How on earth is it so easy to not think twice about any of that, but when it comes to God having control in my life, I hesitate. I stop, I kick, I scream, I turn to run the other way... I wonder what the flight attendants would think if I did that as I got on the plane... hmmm... haha... anyways, how is it so easy to trust someone you have never even heard of in your life, yet so difficult to trust someone who has proved to be faithful time and time again? Ya know, I think it has to do with all God has done for us. He knows everything about us, so for Him to let us down, it would be devastating. Though God has proven He is trustworthy, think about it. If some stranger you just met lets you down, you shrug it off, it's not that big of a deal. Yet when your best friend promises you something, and then they don't go through with that promise, it absolutely devestates you. Why? Because they've invested time in you before, You've grown to trust them. So if God were to let us down, it would be sooooo much worse.
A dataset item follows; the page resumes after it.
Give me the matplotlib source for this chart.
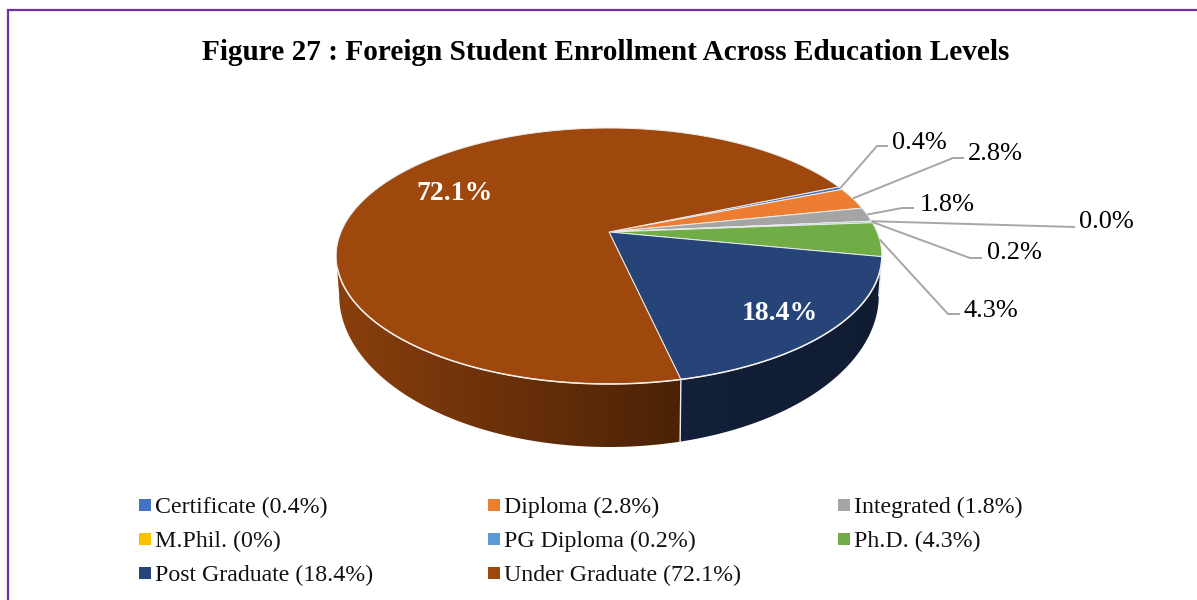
import numpy as np
import matplotlib
matplotlib.use("Agg")
import matplotlib.pyplot as plt
from matplotlib.colors import to_rgb
from matplotlib.patches import Polygon, Rectangle

plt.rcParams["font.family"] = ["Liberation Serif", "DejaVu Serif"]

levels = ["Certificate", "Diploma", "Integrated", "M.Phil.", "PG Diploma", "Ph.D.", "Post Graduate", "Under Graduate"]
shares = [0.4, 2.8, 1.8, 0.0, 0.2, 4.3, 18.4, 72.1]
legend_texts = ["Certificate (0.4%)", "Diploma (2.8%)", "Integrated (1.8%)", "M.Phil. (0%)",
                "PG Diploma (0.2%)", "Ph.D. (4.3%)", "Post Graduate (18.4%)", "Under Graduate (72.1%)"]
data_labels = ["0.4%", "2.8%", "1.8%", "0.0%", "0.2%", "4.3%", "18.4%", "72.1%"]
colors = ["#4472C4", "#ED7D31", "#A5A5A5", "#FFC000", "#5B9BD5", "#70AD47", "#264478", "#9E480E"]

# pie geometry in pixels
CX, CY = 609, 232
A, B, P = 268, 123.5, 0.1875
START = 66.9
WALL_SX, WALL_SY, WALL_Y = 0.989, 1.1875, 295
EDGE = "#ECECEC"
LEADER = "#A6A6A6"


def top_xy(t):
    # t is degrees clockwise from the back of the pie
    r = np.radians(t)
    w = 1 + P * np.cos(r)
    return CX + A * np.sin(r) / w, CY - B * np.cos(r) / w


def bottom_xy(t):
    x, y = top_xy(t)
    return CX + (x - CX) * WALL_SX, WALL_Y + (y - 256) * WALL_SY


def arc(fn, t0, t1, n=120):
    x, y = fn(np.linspace(t0, t1, n))
    return np.column_stack([x, y])


fig = plt.figure(figsize=(11.97, 6), dpi=100)
ax = fig.add_axes([0, 0, 1, 1])
ax.set_axis_off()

edges = START + np.concatenate([[0], np.cumsum(shares)]) * 3.6

# side walls, only the near part of the pie is seen
near0, near1 = 100.8, 259.2
for i, c in enumerate(colors):
    t0, t1 = max(edges[i], near0), min(edges[i + 1], near1)
    if t1 <= t0:
        continue
    wall = np.vstack([arc(top_xy, t0, t1), arc(bottom_xy, t1, t0)])
    xs = np.linspace(330, 890, 140)
    shade = np.interp(xs, [336, 680, 880], [0.87, 0.47, 0.42])
    img = np.outer(shade, to_rgb(c)).reshape(1, -1, 3)
    im = ax.imshow(img, extent=[330, 890, 460, 240], aspect="auto", interpolation="bilinear", zorder=1)
    im.set_clip_path(Polygon(wall, transform=ax.transData))
    if t1 < near1:
        ax.plot(*np.array([top_xy(t1), bottom_xy(t1)]).T, color=EDGE, lw=1, zorder=2)

# top face
for i, c in enumerate(colors):
    face = np.vstack([[CX, CY], arc(top_xy, edges[i], edges[i + 1])])
    ax.add_patch(Polygon(face, closed=True, facecolor=c, edgecolor=EDGE, lw=0.7, zorder=3))
rim = arc(top_xy, near0, near1 - 6, 200)
ax.plot(rim[:, 0], rim[:, 1], color="#F4F0EC", lw=1.1, zorder=3.5)

# inside labels
ax.text(455, 194, data_labels[7], color="white", fontsize=20, fontweight="bold", ha="center", va="center", zorder=5)
ax.text(780, 313, data_labels[6], color="white", fontsize=20, fontweight="bold", ha="center", va="center", zorder=5)

# outside labels: text baseline position, then end of the leader line
label_pos = [(892, 149), (968, 160), (920, 211), (1079, 228), (987, 259), (964, 317)]
leader_end = [(888, 146), (964, 158), (914, 208), (1075, 227), (982, 258), (960, 314)]
leader_run = [11, 11, 12, 1, 12, 12]
for i in range(6):
    sx, sy = top_xy((edges[i] + edges[i + 1]) / 2)
    ex, ey = leader_end[i]
    ax.plot([sx, ex - leader_run[i], ex], [sy, ey, ey], color=LEADER, lw=1.4, zorder=4, solid_capstyle="butt")
    ax.text(label_pos[i][0], label_pos[i][1], data_labels[i], fontsize=19, color="black", ha="left", va="baseline", zorder=5)

# title
ax.text(605.5, 53, "Figure 27 : Foreign Student Enrollment Across Education Levels",
        fontsize=21.07, fontweight="bold", ha="center", va="center", color="black")

# legend
col_x = [139, 488, 838]
row_y = [505, 539, 573]
for i, txt in enumerate(legend_texts):
    x, y = col_x[i % 3], row_y[i // 3]
    ax.add_patch(Rectangle((x, y - 6), 12, 12, facecolor=colors[i], edgecolor="none"))
    ax.text(x + 16, y + 8, txt, fontsize=17.2, ha="left", va="baseline", color="#111111")

# chart frame
ax.plot([8.2, 8.2, 1197], [600, 10, 10], color="#7030A0", lw=1.6, solid_joinstyle="miter")

ax.set_xlim(0, 1197)
ax.set_ylim(600, 0)
fig.savefig("out.png", dpi=100)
But then again, that doesn't explain why we doubt Him in the first place... maybe it's our own insecurity... If we are able to fully trust God, what are we admitting? We admit that we can't handle things ourselves. We are admitting we are weak. It's been said that in our weakness He is made strong, but do we believe that? As humans, that is really hard for us to do... It seems even when we trust God, it's hard for us to let go. Is that even trust though? "Well yeah, I believe God can handle this, but I don't really want Him to right now, I just want to keep trying myself." I think trust is more than a belief that God can do something, it's the action of letting go without hesitancy.

"To trust Him means, of course, trying to do all that He says. There would be no sense in saying you trusted a person if you would not take his advice. Thus if you have really handed yourself over to Him, it must follow that you are trying to obey Him. But trying in a new way, a less worried way."
C. S. Lewis


Matthew 14:27- 31
But Jesus immediately said to them: "Take courage! It is I. Don't be afraid."

"Lord, if it's you," Peter replied, "tell me to come to you on the water."

"Come," he said.

Then Peter got down out of the boat, walked on the water and came toward Jesus. But when he saw the wind, he was afraid and, beginning to sink, cried out, "Lord, save me!"

Immediately Jesus reached out his hand and caught him. "You of little faith," he said, "why did you doubt?"


The first thing I notice in that story is how Peter never asked if he would be able to walk on the water. He never questioned it, Peter just trusted that if Jesus called him to Himself, Peter would be able to get there. Everytime God calls us to Him, and we walk to Him, we don't often ask about the journey there, we just go (when we're finally able to trust Him that is), and are then surprised by what we face. Jesus never told Peter it would be a nice, calm little stroll to Him, no not at all. In fact, it was windy, and out on the middle of open water... thats intesnse! All of a sudden, in the midst of it, Peter started doubting, which is when he began to sink. Yet, in that point of desperation, he cried out to Jesus, who was within reach of Peter. We always see Jesus as a ways off when Peter starts sinking, but Jesus' response to Peter's crying out was immediate, and He caught His friend, asking why He doubted. Peter wasn't far off when he started drowning, no he was actually within reach of Jesus, and had he wanted to, he could've grabbed onto the man, but the wind and the waves got to him and he doubted anyways. I think we're all a lot like Peter. We trust God initially, but as we walk out into the open, all of a sudden we're aware of the storm around us. Our circumstances become so much clearer than the fact that God is right next to us through it all. We become so absorbed in the uncertain, our focus shifts from what we know to be true. When we fail to see God and trust Him, we start drowning in everything going on. We wait until we get to a point of desperation to cry out to God. Yet He never fails us, even when we hesitate before crying out. He is still always there to grab us and hold on even when we can't keep ourselves up (which is always =P). What if as soon as the wind started, when we became vividly aware of the circumstances around us, we trusted that God wasn't going to let us drown? What if we reached out and grabbed God's hand, before He had to grab ours? Would it change anything? What do you think?

I don't really know what else to say, those are just my random ponderings lately... but I found this quote, and I just want to say... I want to be able to trust in God like this, I couldn't imagine how hard something like that must've been, and to be able to trust that God is good, even in those times, without doubt... wow.

Often I have heard people say, "How good God is! We prayed that it would not rain for our church picnic, and look at the lovely weather!" Yes, God is good when He sends good weather. But God was also good when He allowed my sister, Betsie, to starve to death before my eyes in a German concentration camp. I remember one occasion when I was very discouraged there. Everything around us was dark, and there was darkness in my heart. I remember telling Betsie that I thought God had forgotten us. "No, Corrie," said Betsie, "He has not forgotten us. Remember His Word: "For as the heavens are high above the earth, so great is His steadfast love toward those who fear Him." Corrie concludes, "There is an ocean of God's love available - there is plenty for everyone. May God grant you never to doubt that victorious love - whatever the circumstances."